My grad student, Daichi Kuroiwa, and I are currently working on a project for a test which will count how many words a person knows in Japanese (both natives and non-natives) so we have been thinking about this issue!
The issue of what to consider a word is problematic in any language. In English, there are three different ways that researchers have counted words:
a) Types. This is the official term for considering each individual word to be a separate word. This means that go, going, goes, went and gone would all be counted as separate words. The obvious problem with this is that the changes are totally predictable (actually, for a word like like, likes, liked the changes are predictable but of course English has many frequent irregular verbs like this. However, because these changes are predictable, some researchers have thought to group words as lemmas.
b) Lemmas: These are groups of words which have the same form except for very predictable morphological* endings. In this case, for the word go, the lexeme go includes , going, goes, went and gone. For the lexeme for a noun, it would include all of the regular noun morphology in English: cat, cats, cat’s. For an adjective, it would include all of the regular adjective morphology: stinky, stinkier, stinkiest. In other words, a lemma includes the headword and its various inflected forms
*These endings are called inflectional morphology in English and there are only 8 categories
- (V); third person singular (goes, hunts)
- (V); past tense (went, hunted)
- (V); present progressive (going, hunting)
- (V); past participle (went, hunted)
- (N); plural (cats, children)
- (N); possessive (cat’s children’s)
- (Adj); comparative form (stinkier)
- (Adj); superlative form (stinkiest)
However, you might think, well, that’s not enough. For example, all native speakers would know that the morpheme* {-ly} marks a word as an adverb. And you might think that everyone knows that {-tion} just means that the word is a noun, and is derived from a verb (hesitate hesitation), and {-ment} does the same thing (govern government). Researchers who think this have created the concept of a word family.
*A morpheme is the smallest part that a word can be divided into
c) Word family: groups of words which include the base word, its inflected forms, and closely related words with common derivational affixes (like –ment, -ly, un-, -ness and –tion). The problem here is that often times even native speakers do not know what the related word mean! For example, I was reading something about CPR and one category was called “Agonal breathing”. Agonal? I didn’t know what that word meant, I thought at first. I thought a little longer and realized it must be an adjectival form from agony. But I had never heard it and even though it used a very productive adjectival form {-al} (i.e., seasonal) I had a hard time recognizing it. Even more than native speakers then, non-native speakers have been shown to not understand the related words even if they know the base word. Researchers have admitted that the problem with the concept of word families is deciding what words should be considered as having ‘closely related’ forms.
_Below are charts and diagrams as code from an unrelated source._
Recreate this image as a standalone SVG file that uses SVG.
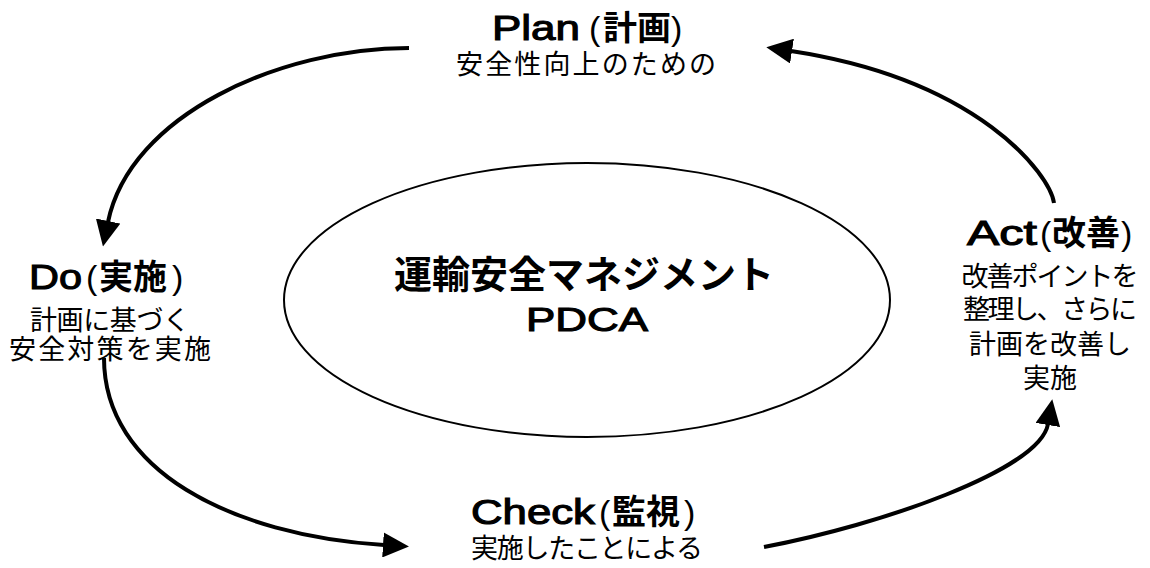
<svg xmlns="http://www.w3.org/2000/svg" width="1150" height="568" viewBox="0 0 1150 568">
<style>
.l{font-family:"Liberation Sans",sans-serif;font-size:35px;fill:#000;stroke:#000;stroke-width:1.1}
.p{font-family:"Liberation Sans",sans-serif;font-size:34px;fill:#000}
.k{font-family:"Noto Sans CJK JP",sans-serif;font-weight:bold;font-size:34px;fill:#000}
.s{font-family:"Noto Sans CJK JP","Liberation Sans",sans-serif;font-size:27px;fill:#000;text-anchor:middle}
.a{fill:none;stroke:#000;stroke-width:4}
</style>
<defs>
<marker id="ah" markerUnits="userSpaceOnUse" markerWidth="26" markerHeight="25" viewBox="0 0 26 25" refX="1" refY="12.5" orient="auto">
<path d="M0,0 L26,12.5 L0,25 z" fill="#000"/>
</marker>
</defs>
<rect width="1150" height="568" fill="#fff"/>
<g id="center">
<ellipse cx="587" cy="300" rx="303" ry="137" fill="none" stroke="#000" stroke-width="2"/>
<text x="584" y="288" font-family="Noto Sans CJK JP, sans-serif" font-weight="bold" font-size="38" text-anchor="middle">運輸安全マネジメント</text>
<text x="526" y="331" font-family="Liberation Sans, sans-serif" font-size="34" stroke="#000" stroke-width="1.1" textLength="122" lengthAdjust="spacingAndGlyphs">PDCA</text>
</g>
<g id="connectors">
<path class="a" d="M409,48 C280,48 130,115 108,222" marker-end="url(#ah)"/>
<path class="a" d="M104,358 C104,470 230,535 384,545" marker-end="url(#ah)"/>
<path class="a" d="M764,547 C880,525 1040,470 1048,424" marker-end="url(#ah)"/>
<path class="a" d="M1054,203 C1050,175 980,80 791,51" marker-end="url(#ah)"/>
</g>
<g id="plan">
<text class="l" x="492" y="40" textLength="88" lengthAdjust="spacingAndGlyphs">Plan</text>
<text class="p" x="589" y="40">(</text>
<text class="k" x="603" y="40">計画</text>
<text class="p" x="671" y="40">)</text>
<text class="s" x="586" y="74" textLength="260">安全性向上のための</text>
</g>
<g id="do">
<text class="l" x="29" y="289" textLength="53" lengthAdjust="spacingAndGlyphs">Do</text>
<text class="p" x="86" y="289">(</text>
<text class="k" x="99" y="289">実施</text>
<text class="p" x="172" y="289">)</text>
<text class="s" x="110" y="330" textLength="160">計画に基づく</text>
<text class="s" x="110" y="359" textLength="202">安全対策を実施</text>
</g>
<g id="check">
<text class="l" x="471" y="524" textLength="124" lengthAdjust="spacingAndGlyphs">Check</text>
<text class="p" x="599" y="524">(</text>
<text class="k" x="612" y="524">監視</text>
<text class="p" x="684" y="524">)</text>
<text class="s" x="587" y="558" textLength="232">実施したことによる</text>
</g>
<g id="act">
<text class="l" x="967" y="245" textLength="70" lengthAdjust="spacingAndGlyphs">Act</text>
<text class="p" x="1040" y="245">(</text>
<text class="k" x="1052" y="245">改善</text>
<text class="p" x="1121" y="245">)</text>
<text class="s" x="1050" y="286" textLength="177">改善ポイントを</text>
<text class="s" x="1050" y="319" textLength="174">整理し、さらに</text>
<text class="s" x="1050" y="354" textLength="162">計画を改善し</text>
<text class="s" x="1050" y="388">実施</text>
</g>
</svg>
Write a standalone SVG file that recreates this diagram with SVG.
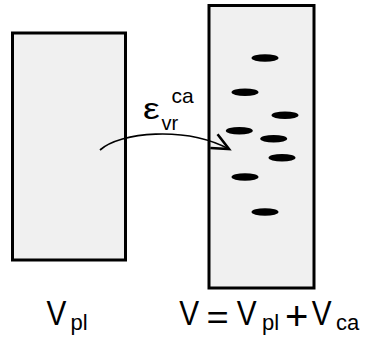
<svg xmlns="http://www.w3.org/2000/svg" width="375" height="342" viewBox="0 0 375 342">
<style>
.box{fill:#f0f0f0;stroke:#000;stroke-width:3}
.dot{fill:#000}
.t{font-family:"Liberation Sans",Arial,sans-serif;fill:#000}
.conn{fill:none;stroke:#000;stroke-width:1.7}
</style>
<defs>
<marker id="ah" markerUnits="userSpaceOnUse" markerWidth="30" markerHeight="30" viewBox="-22 -15 30 30" refX="0" refY="0" orient="auto" overflow="visible">
<path d="M-17,-7.8 L0,0 L-17,7.8" fill="none" stroke="#000" stroke-width="2.6"/>
</marker>
</defs>
<g id="node-vpl">
<rect class="box" x="12.5" y="33" width="113" height="227"/>
</g>
<g id="node-v">
<rect class="box" x="209" y="5.5" width="105" height="282.5"/>
<ellipse class="dot" cx="265" cy="58" rx="13.5" ry="3.8"/>
<ellipse class="dot" cx="245" cy="92.3" rx="13.5" ry="3.8"/>
<ellipse class="dot" cx="285" cy="115.3" rx="13.5" ry="3.8"/>
<ellipse class="dot" cx="239.3" cy="130.7" rx="13.5" ry="3.8"/>
<ellipse class="dot" cx="273.7" cy="138.7" rx="13.5" ry="3.8"/>
<ellipse class="dot" cx="282" cy="157.7" rx="13.5" ry="3.8"/>
<ellipse class="dot" cx="245" cy="177" rx="13.5" ry="3.8"/>
<ellipse class="dot" cx="265" cy="212" rx="13.5" ry="3.8"/>
</g>
<g id="connectors">
<path class="conn" d="M100,150 C120,132 185,126 229,149" marker-end="url(#ah)"/>
</g>
<g id="label-eps">
<text class="t" font-size="29" transform="translate(143,118.5) scale(1.3,1)">ε</text>
<text class="t" x="161.5" y="130" font-size="20">vr</text>
<text class="t" x="171.5" y="103" font-size="21">ca</text>
</g>
<g id="label-vpl">
<text class="t" font-size="35" transform="translate(46.5,325) scale(0.85,1)">V</text>
<text class="t" x="70.5" y="330" font-size="22">pl</text>
</g>
<g id="label-v">
<text class="t" font-size="35" transform="translate(179.3,325) scale(0.85,1)">V</text>
<text class="t" font-size="34" transform="translate(206.5,329) scale(1.12,1)">=</text>
<text class="t" font-size="35" transform="translate(236.7,325) scale(0.85,1)">V</text>
<text class="t" x="262" y="330" font-size="22">pl</text>
<text class="t" x="285" y="330" font-size="40">+</text>
<text class="t" font-size="35" transform="translate(311.7,325) scale(0.85,1)">V</text>
<text class="t" x="336" y="330" font-size="22">ca</text>
</g>
</svg>
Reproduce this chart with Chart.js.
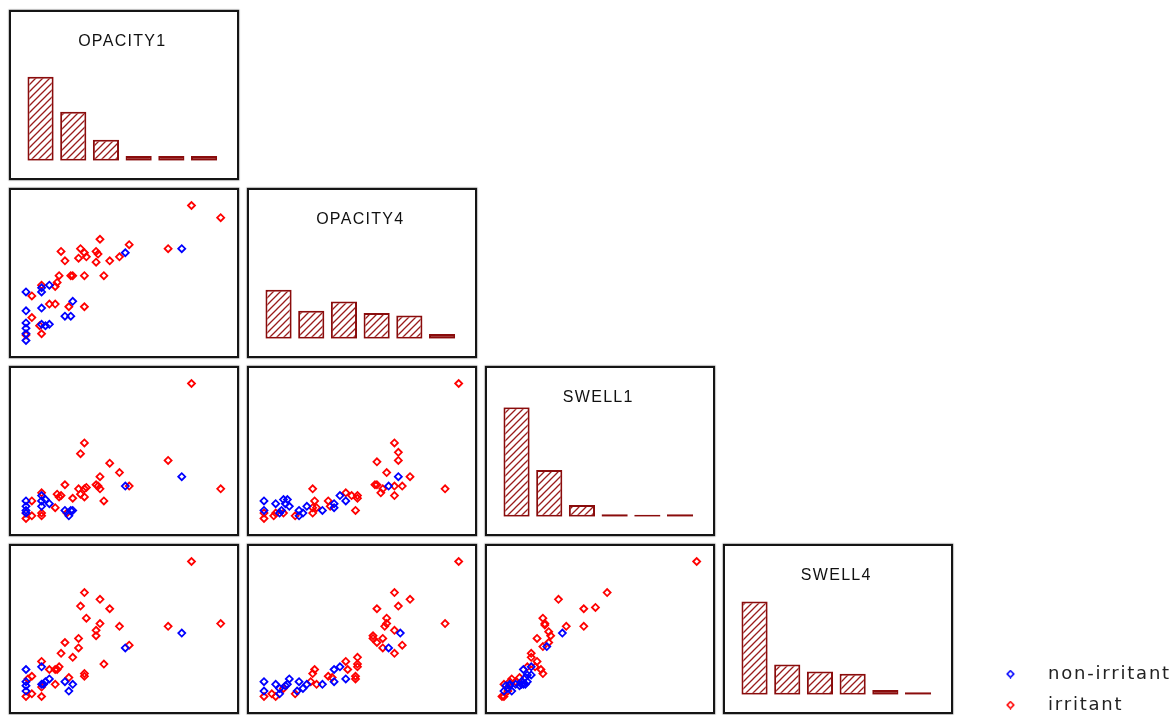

Bauer and Nation (1993, International Journal of Lexicography) set up a scale of morphological forms, moving from very elementary to forms that are less likely to be known.
So course we get wildly different estimates of how many words a person knows depending on which of these definitions we use. Nation (2013: Learning Vocabulary in Another Language) says that the native speaker of English knows just under 20,000 word families on average. Van Heuven, Mandera, Keuleers & Brysbaert (2014, Quarterly Journal of Experimental Psychology) estimates that by age 20, the average person has heard somewhere between 81,000 and 292,000 word tokens (depending on how much you read!). They tested about 220,000 people on the words they knew and found the average 20-year-old knows 42,000 lemmas and 11,100 word families (meanwhile, a 60-year-old does learn! They know 48,200 lemmas and 13,400 word families on average).
So how do we count words in Japanese? In the largest corpus of written and spoken Japanese available to date (the Balanced Corpus of Contemporary Written Japanese (BCCWJ) and the Corpus of Spontaneous Japanese (CSJ), developed by National Institute for Japanese Language Linguistics (NINJAL) and available online) the word family approach seems to be used, with the stipulation that only the most frequent and regular derivational affixes are considered part of the word family. For example, 重い(おもい;heavy)and重さ(おもさ;heaviness)are counted as one word, while重み(おもみ;importance)and重り(おもり;weight like a piece of metal)are considered different words, even though they share the same core and have similar concepts. My graduate student, Daichi Kuroiwa, considers that Japanese word families in this corpus include morphology up through what Bauer and Nation (cited above) count as Level 3, which is “The most frequent and regular derivational affixes”.
Of course, the issue of multi-word units that function as one word (as mentioned by some other posters) is also a question and many researchers think these should be included too, but it is hard to get computers to do this automatically, so such multi-word units have often not been included in word counts.